Step-by-Step Explanation

Let us trace through the algorithm using the BST from Example 2 with x = 6:

Step 1: Start at the root node (value 10). Initialize ceil = -1.

  • Compare: x = 6 vs node = 10. Since 6 < 10, node 10 is ≥ x and qualifies as a ceil candidate.
  • Update ceil = 10. Move to the left child to search for a smaller valid ceil.

Step 2: Current node is 5.

  • Compare: x = 6 vs node = 5. Since 6 > 5, node 5 is too small to be the ceil.
  • Do not update ceil. Move to the right child where larger values exist.

Step 3: Current node is 7.

  • Compare: x = 6 vs node = 7. Since 6 < 7, node 7 is ≥ x and qualifies as a ceil candidate.
  • Update ceil = 7 (tighter than the previous candidate of 10). Move to the left child.

Step 4: Node 7 has no left child — we reach null. Traversal ends.

Step 5: Return ceil = 7. We visited only 3 nodes (10 → 5 → 7) out of 6 total, following a single root-to-leaf path. Nodes 4, 8, and 11 were never examined — the BST property allowed us to prune them entirely.

Ceil in BST — Iterative Traversal for x = 6 — Watch how the BST property guides us along a single root-to-leaf path, updating the ceil candidate whenever we find a node ≥ x and pruning irrelevant subtrees.

Algorithm

  1. Initialize ceil = -1 (no candidate found yet)
  2. While the current node is not null:
    • If current node's value equals x → return x (exact match, tightest possible ceil)
    • If x < current node's value → update ceil to current node's value, move to left child (search for a tighter candidate)
    • If x > current node's value → move to right child (need a larger value)
  3. Return ceil

Code

int findCeil(Node* root, int x) {
    int ceil = -1;
    
    while (root != nullptr) {
        // Exact match is the tightest possible ceil
        if (root->data == x) {
            return x;
        }
        
        if (x < root->data) {
            // Current node >= x, record as candidate
            ceil = root->data;
            // Search left for a smaller valid value
            root = root->left;
        } else {
            // Current node < x, need a larger value
            root = root->right;
        }
    }
    
    return ceil;
}
def findCeil(root, x):
    ceil = -1
    
    while root is not None:
        # Exact match is the tightest possible ceil
        if root.data == x:
            return x
        
        if x < root.data:
            # Current node >= x, record as candidate
            ceil = root.data
            # Search left for a smaller valid value
            root = root.left
        else:
            # Current node < x, need a larger value
            root = root.right
    
    return ceil
int findCeil(Node root, int x) {
    int ceil = -1;
    
    while (root != null) {
        // Exact match is the tightest possible ceil
        if (root.data == x) {
            return x;
        }
        
        if (x < root.data) {
            // Current node >= x, record as candidate
            ceil = root.data;
            // Search left for a smaller valid value
            root = root.left;
        } else {
            // Current node < x, need a larger value
            root = root.right;
        }
    }
    
    return ceil;
}

Complexity Analysis

Time Complexity: O(h), where h is the height of the BST

At each step we descend one level in the tree, making at most h comparisons before reaching a null pointer.

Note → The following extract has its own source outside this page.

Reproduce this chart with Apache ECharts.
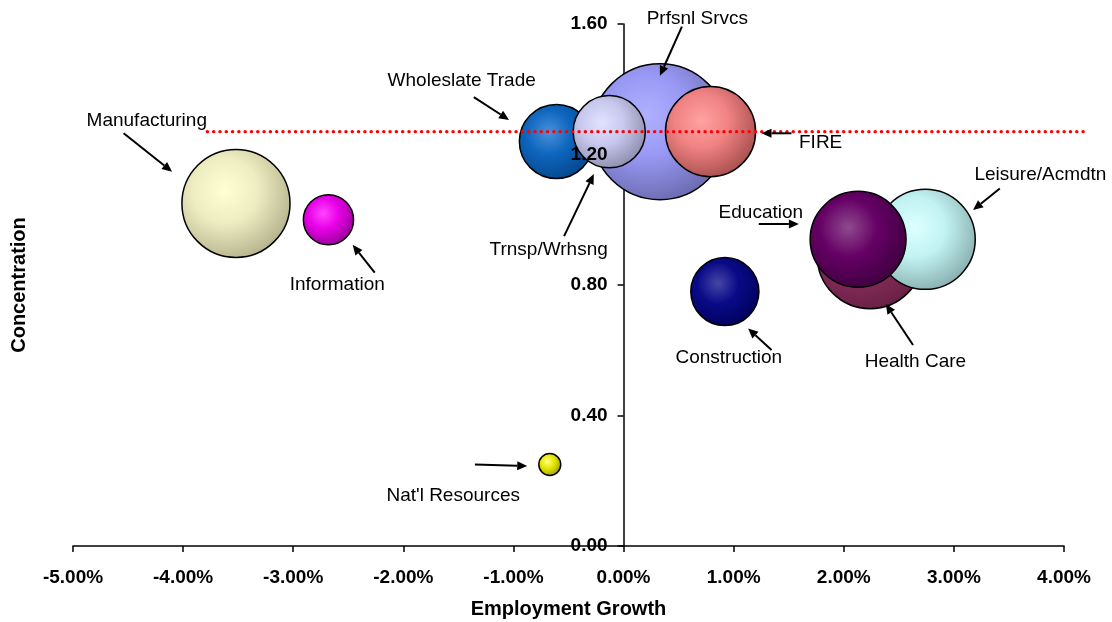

For a balanced BST, h = O(log n), so the search runs in logarithmic time. For a skewed BST (essentially a linked list), h = O(n), which degenerates to linear time. On average for a random BST, h ≈ O(log n).

Space Complexity: O(1)

We use only a single integer variable (ceil) and a pointer to traverse the tree. No auxiliary data structures, no recursion stack. This is a constant-space solution regardless of tree size.